As soon as we are alone, I have reason to be annoyed: There, I put so much effort into getting a lift with a family, showing that I am perfectly respectable and neither looking for a date. But still, so tediously predictable, as soon as the protecting female presence is gone, the fucker hits on you again. But it is okay, it happens to be around lunchtime: As usually I say, "No thanks, I really don't need food", but still he insists. Takes me to a (fancy!) restaurant, orders a kebab.
I remonstrate that I prefer to eat vegetarian, but that is an unknown word in these latitudes that has an absurd ring to it. The guy, some Mehmet or Ahmet or Ömür or Eser, has already ordered Adana for me.
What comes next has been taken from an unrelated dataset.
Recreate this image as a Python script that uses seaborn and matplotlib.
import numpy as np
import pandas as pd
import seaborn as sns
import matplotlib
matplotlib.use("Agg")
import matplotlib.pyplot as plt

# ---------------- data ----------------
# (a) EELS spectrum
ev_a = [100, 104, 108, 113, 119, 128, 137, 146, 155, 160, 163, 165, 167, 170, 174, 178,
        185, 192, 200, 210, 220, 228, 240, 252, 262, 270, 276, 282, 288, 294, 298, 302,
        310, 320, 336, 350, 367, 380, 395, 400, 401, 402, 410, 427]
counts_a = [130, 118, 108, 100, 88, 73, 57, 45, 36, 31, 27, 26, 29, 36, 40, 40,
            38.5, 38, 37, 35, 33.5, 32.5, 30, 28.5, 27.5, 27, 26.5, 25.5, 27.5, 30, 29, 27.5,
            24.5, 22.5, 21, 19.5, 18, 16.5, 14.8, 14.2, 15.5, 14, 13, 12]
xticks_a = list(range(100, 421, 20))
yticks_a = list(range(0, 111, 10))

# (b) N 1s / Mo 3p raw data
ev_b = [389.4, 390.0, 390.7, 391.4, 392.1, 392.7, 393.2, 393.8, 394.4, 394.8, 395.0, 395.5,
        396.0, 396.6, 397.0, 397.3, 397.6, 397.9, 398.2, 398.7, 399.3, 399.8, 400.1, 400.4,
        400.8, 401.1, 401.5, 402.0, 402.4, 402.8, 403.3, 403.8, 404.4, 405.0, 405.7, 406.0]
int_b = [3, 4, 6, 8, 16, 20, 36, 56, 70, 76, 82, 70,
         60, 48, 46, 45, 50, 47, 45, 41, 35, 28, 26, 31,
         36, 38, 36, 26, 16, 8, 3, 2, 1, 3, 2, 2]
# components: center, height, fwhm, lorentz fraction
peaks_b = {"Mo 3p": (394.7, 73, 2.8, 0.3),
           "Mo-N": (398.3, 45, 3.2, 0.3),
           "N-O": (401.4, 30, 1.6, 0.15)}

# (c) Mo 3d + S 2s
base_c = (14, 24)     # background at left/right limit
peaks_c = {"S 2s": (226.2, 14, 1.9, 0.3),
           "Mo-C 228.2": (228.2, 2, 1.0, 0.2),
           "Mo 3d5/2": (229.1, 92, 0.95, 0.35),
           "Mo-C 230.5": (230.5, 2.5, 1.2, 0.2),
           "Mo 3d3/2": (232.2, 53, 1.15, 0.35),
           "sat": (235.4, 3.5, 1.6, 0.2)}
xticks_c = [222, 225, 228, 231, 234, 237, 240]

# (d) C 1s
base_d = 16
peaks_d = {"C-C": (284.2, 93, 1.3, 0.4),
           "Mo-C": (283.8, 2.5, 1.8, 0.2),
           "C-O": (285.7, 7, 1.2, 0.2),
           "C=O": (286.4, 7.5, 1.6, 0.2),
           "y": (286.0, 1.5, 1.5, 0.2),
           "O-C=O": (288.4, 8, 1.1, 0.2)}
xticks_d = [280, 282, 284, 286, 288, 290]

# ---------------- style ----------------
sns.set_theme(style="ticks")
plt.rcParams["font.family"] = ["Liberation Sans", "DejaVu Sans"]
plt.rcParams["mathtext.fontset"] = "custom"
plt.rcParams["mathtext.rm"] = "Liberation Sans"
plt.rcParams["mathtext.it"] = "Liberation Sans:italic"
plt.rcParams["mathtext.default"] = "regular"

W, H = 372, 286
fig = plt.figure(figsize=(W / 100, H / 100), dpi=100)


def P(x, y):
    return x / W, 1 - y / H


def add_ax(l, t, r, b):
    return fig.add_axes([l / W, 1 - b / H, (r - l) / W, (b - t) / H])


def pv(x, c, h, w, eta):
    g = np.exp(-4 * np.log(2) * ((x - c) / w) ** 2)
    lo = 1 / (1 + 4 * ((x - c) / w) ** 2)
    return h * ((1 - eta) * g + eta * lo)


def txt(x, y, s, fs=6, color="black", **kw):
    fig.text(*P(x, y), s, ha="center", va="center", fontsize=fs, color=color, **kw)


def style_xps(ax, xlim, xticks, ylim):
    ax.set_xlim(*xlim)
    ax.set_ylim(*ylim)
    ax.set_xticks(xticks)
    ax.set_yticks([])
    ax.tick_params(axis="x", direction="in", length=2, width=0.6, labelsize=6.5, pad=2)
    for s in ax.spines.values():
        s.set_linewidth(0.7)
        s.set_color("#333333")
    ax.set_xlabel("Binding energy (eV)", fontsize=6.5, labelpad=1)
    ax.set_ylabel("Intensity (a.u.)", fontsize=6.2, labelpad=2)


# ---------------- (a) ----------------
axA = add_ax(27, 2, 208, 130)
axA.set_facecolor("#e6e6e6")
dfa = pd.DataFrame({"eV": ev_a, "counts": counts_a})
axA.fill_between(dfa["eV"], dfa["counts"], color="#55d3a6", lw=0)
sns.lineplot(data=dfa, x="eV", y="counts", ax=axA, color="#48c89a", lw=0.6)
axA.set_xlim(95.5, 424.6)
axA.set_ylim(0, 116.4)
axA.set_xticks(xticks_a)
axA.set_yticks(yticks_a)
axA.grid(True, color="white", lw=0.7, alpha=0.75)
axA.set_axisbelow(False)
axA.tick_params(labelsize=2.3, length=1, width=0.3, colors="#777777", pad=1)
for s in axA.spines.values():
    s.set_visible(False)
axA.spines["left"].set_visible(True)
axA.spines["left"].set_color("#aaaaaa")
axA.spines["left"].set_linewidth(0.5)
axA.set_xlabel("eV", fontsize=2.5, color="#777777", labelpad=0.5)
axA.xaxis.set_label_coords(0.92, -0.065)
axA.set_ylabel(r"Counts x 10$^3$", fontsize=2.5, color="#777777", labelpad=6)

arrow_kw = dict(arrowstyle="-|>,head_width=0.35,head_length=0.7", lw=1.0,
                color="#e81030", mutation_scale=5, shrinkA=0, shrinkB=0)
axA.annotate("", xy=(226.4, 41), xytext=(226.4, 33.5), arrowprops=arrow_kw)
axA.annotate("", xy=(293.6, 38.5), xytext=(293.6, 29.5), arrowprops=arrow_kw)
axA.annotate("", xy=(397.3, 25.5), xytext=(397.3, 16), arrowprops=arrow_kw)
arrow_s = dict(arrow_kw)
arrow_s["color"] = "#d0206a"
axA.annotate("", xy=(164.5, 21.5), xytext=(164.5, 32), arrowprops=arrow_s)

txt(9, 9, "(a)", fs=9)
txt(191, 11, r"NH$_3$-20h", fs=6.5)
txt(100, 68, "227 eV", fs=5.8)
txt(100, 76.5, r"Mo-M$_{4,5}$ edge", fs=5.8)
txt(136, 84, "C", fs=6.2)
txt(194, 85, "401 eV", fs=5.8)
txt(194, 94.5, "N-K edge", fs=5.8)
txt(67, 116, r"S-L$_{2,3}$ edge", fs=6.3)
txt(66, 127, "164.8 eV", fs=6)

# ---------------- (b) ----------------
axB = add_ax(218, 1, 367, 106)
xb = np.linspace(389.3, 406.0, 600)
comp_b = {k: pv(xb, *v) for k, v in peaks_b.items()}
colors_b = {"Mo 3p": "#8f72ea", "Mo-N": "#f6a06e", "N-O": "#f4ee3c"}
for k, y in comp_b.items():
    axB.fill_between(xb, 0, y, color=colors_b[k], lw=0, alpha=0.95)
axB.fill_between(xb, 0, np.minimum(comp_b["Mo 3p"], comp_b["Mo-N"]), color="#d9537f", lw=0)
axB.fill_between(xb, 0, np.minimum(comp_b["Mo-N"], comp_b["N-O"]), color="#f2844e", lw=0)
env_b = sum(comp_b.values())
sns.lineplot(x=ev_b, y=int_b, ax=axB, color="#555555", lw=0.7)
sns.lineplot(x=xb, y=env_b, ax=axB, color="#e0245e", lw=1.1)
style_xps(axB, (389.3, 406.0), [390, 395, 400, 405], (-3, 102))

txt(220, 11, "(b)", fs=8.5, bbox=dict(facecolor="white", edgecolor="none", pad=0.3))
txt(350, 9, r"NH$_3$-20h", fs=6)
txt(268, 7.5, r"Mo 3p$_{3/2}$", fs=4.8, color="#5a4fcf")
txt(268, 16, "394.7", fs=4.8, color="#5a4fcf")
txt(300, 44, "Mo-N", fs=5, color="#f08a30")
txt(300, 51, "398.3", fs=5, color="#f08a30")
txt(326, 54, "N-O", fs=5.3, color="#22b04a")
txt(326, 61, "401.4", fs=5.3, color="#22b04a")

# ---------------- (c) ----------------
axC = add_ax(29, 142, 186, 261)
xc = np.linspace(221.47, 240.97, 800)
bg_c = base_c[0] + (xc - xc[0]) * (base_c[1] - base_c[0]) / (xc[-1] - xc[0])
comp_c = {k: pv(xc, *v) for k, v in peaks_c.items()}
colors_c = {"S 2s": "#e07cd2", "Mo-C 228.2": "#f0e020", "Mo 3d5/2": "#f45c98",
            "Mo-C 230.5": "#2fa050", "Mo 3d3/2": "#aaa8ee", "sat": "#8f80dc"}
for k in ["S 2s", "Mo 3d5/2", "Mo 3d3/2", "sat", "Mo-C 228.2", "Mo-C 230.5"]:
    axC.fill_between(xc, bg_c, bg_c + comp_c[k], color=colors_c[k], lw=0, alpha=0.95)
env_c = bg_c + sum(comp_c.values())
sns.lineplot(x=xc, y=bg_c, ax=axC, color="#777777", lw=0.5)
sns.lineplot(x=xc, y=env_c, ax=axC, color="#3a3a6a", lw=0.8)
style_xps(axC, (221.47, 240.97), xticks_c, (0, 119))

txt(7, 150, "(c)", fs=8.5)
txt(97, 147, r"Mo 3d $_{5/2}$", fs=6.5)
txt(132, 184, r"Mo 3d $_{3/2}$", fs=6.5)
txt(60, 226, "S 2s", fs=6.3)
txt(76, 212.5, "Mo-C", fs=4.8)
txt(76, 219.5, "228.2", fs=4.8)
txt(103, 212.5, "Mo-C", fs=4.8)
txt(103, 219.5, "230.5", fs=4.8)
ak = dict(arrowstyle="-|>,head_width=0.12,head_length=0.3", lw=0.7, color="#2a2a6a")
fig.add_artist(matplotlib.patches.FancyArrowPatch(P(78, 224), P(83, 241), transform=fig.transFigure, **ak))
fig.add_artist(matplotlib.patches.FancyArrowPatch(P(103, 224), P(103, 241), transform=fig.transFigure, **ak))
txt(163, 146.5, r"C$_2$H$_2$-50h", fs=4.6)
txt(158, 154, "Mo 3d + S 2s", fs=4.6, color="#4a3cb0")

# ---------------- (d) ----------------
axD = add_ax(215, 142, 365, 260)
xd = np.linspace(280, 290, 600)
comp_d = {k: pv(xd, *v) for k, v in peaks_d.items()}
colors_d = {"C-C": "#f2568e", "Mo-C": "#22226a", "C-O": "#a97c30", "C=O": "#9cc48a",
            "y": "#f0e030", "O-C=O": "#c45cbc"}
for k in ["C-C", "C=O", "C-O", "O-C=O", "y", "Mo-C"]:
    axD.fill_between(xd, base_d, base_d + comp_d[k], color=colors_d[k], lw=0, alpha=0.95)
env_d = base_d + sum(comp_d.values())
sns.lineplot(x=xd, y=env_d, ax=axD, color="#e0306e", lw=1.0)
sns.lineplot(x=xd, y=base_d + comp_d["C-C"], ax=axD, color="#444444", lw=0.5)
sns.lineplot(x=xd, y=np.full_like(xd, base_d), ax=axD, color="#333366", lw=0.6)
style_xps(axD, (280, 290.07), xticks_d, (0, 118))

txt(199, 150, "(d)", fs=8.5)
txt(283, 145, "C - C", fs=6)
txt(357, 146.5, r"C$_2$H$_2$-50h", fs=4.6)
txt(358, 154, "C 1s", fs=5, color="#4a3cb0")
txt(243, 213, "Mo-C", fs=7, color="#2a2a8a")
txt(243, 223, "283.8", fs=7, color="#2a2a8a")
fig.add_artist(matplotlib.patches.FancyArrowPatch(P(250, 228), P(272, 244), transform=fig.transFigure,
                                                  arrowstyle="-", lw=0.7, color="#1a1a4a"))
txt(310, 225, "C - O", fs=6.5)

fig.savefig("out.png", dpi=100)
Since I seem to be insisting I don't want this, he orders Chicken Kebab next. Oh great, I wanted a meatless meal, and instead they killed two animals for me. Now, it is already dead, it is already there, so I dig in. While I am munching away, Mehmet or Ahmet or Ömür or Eser tells me I have pretty eyes. I take another swig from my lemonade, and dig my fork into the salad. He tells me I have pretty lips. I roll a mint leaf into the warm folds of Turkish pita bread together with a piece of my spicy Adana Kebab. He tells me he is looking for a girl-friend. I grimace a smirk and before I dig my teeth into the kebab roll, insist I don't need a dessert. I let him pay the bill, make him drive me back to the highway. Ciao ciao Mehmet or Ahmet or Ömür or Eser.
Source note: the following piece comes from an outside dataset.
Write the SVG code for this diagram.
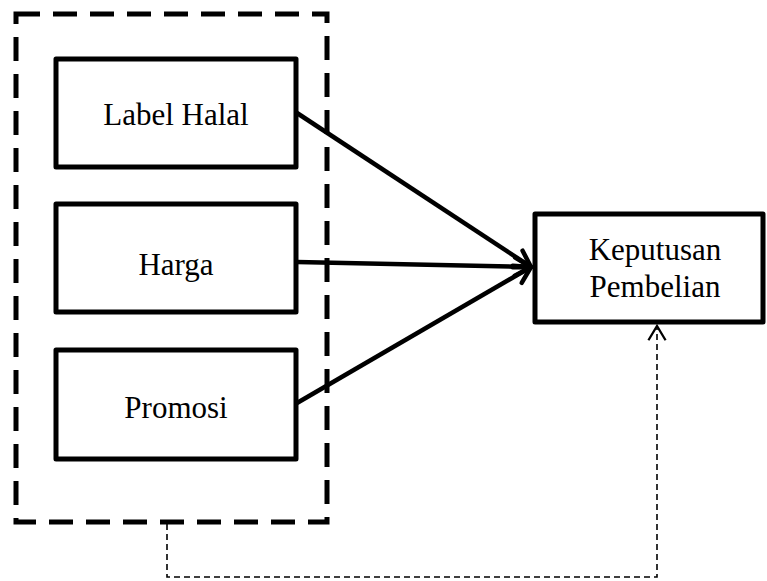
<svg xmlns="http://www.w3.org/2000/svg" width="767" height="581" viewBox="0 0 767 581">
<style>
.box{fill:#fff;stroke:#000;stroke-width:5;stroke-linejoin:round}
.t{font-family:"Liberation Serif","Times New Roman",serif;font-size:31px;fill:#000;text-anchor:middle}
.c{fill:none;stroke:#000;stroke-width:4.5}
.d{fill:none;stroke:#000;stroke-width:1.6;stroke-dasharray:6 4}
.g{fill:none;stroke:#000;stroke-width:5;stroke-dasharray:24 13}
</style>
<defs>
<marker id="ah" markerUnits="userSpaceOnUse" markerWidth="30" markerHeight="30" refX="19" refY="11" orient="auto" viewBox="0 0 30 22">
<path d="M3,2 L19,11 L3,20" fill="none" stroke="#000" stroke-width="4.5" stroke-linecap="round" stroke-linejoin="round"/>
</marker>
<marker id="ah2" markerUnits="userSpaceOnUse" markerWidth="20" markerHeight="20" refX="11" refY="7" orient="auto" viewBox="0 0 14 14">
<path d="M1,1 L11,7 L1,13" fill="none" stroke="#000" stroke-width="1.6"/>
</marker>
</defs>
<g id="group">
<rect x="16" y="14" width="311" height="508" class="g"/>
</g>
<g id="n1"><rect class="box" x="56" y="59" width="240" height="108"/><text class="t" x="176" y="125">Label Halal</text></g>
<g id="n2"><rect class="box" x="56" y="204" width="240" height="108"/><text class="t" x="176" y="275">Harga</text></g>
<g id="n3"><rect class="box" x="56" y="350" width="240" height="109"/><text class="t" x="176" y="418">Promosi</text></g>
<g id="n4"><rect class="box" x="535" y="214" width="228" height="108"/><text class="t" x="655" y="260">Keputusan</text><text class="t" x="655" y="297">Pembelian</text></g>
<g id="connectors">
<line class="c" x1="297" y1="113" x2="531" y2="267" marker-end="url(#ah)"/>
<line class="c" x1="297" y1="262" x2="531" y2="267" marker-end="url(#ah)"/>
<line class="c" x1="297" y1="403" x2="531" y2="267" marker-end="url(#ah)"/>
<polyline class="d" points="167,524 167,577 657,577 657,326" marker-end="url(#ah2)"/>
</g>
</svg>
Unfortunately, it takes forever for the next decent lift to materialize, I wait forever by the roadside. I let a few cars pass, because there is only guys in there, and quite frankly, I simply can't be bothered. Then at some point, boredom gets the better of me, and the following car that comes, I stop. It is a single guy, a village man, who, with his salt-and-pepper hair, looks around 55, or maybe 45. Village life in the South East can be hard and makes people age faster after all. The man probably has around six or seven kids, coming from around here. Thing is he tells me, "I am 27 and unmarried". I can't be arsed to put energy into fending off his absurd advances and ask to be let out a few kilometers on. So there I am again, with my thumb out.
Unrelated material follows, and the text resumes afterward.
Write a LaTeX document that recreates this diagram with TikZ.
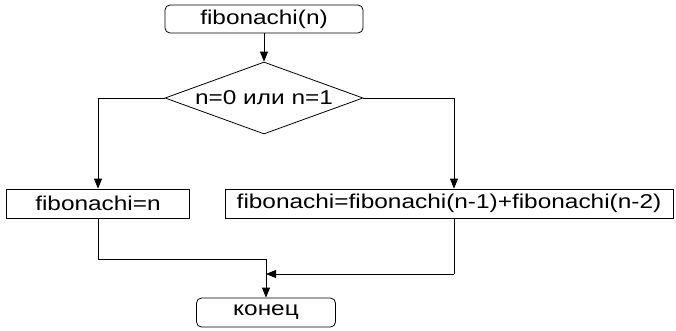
\documentclass[tikz,border=0pt]{standalone}
\usepackage{fontspec}
\setmainfont{Liberation Sans}[FakeStretch=1.22]
\usetikzlibrary{shapes.geometric,arrows.meta}
\begin{document}
\begin{tikzpicture}[x=1pt,y=-1pt,
  line width=0.8pt,
  font=\fontsize{20}{22}\selectfont,
  terminal/.style={draw, rounded corners=5pt, inner sep=0pt},
  action/.style={draw, rectangle, inner sep=0pt},
  decision/.style={draw, diamond, aspect=2.75, inner sep=0pt,
                   minimum width=198pt, minimum height=72pt},
  flow/.style={-{Triangle[length=10pt,width=8pt]}}]
\useasboundingbox (0,0) rectangle (676,330);

% blocks
\node[terminal, minimum width=198pt, minimum height=28pt] (start) at (264,19) {fibonachi(n)};
\node[decision] (cond) at (264,98) {n=0 или n=1};
\node[action, minimum width=183pt, minimum height=29pt] (base) at (98,203.5) {fibonachi=n};
\node[action, minimum width=448pt, minimum height=29pt] (rec) at (449,203.5) {fibonachi=fibonachi(n-1)+fibonachi(n-2)};
\node[terminal, minimum width=139pt, minimum height=29pt] (stop) at (266,312.5) {конец};

% junction points
\coordinate (lj) at (98,259);
\coordinate (rj) at (454,274);
\coordinate (mj) at (266,274);

% connectors
\draw[flow] (start) -- (cond.north);
\draw[flow] (cond.west) -| (base.north);
\draw[flow] (cond.east) -| (rj |- rec.north);
\draw (base.south) -- (lj) -| (mj);
\draw[flow] (mj) -- (stop.north);
\draw (rj |- rec.south) -- (rj);
\draw[flow] (rj) -- (mj);
\end{tikzpicture}
\end{document}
The next car that stops is a family with seven kids. I feel inclined to wave them on, but they insist I climb in with them! The driving dad is a chatterbox: "We Muslims, we wash five times a day! But you guys, you are dirty! You" - and he makes obscene hand gestures, meaning, I assume, 'you guys fuck' - "and you don't even wash!" I don't think it is up to a squatter to try to change his ideas on this one, so I mostly just let him talk. Finally, even though I am a dodgy, dirty European, he thinks he found one point we certainly agree on: "But the worst are the Jews! You Germans, you did it right, you heaped those guys into ovens!", and he pantomimes someone shovelling corpses into a furnace.
I am too lazy to tell him about the 1950's when Konrad Adenhauer apologized profusely for the Holocaust to all the concerned communities, or the modern political situation with Germany's government being an eternal yes-man for all Israel ever does. I just tell him that I personally thought the shovelling business was a mistake (to put it mildly).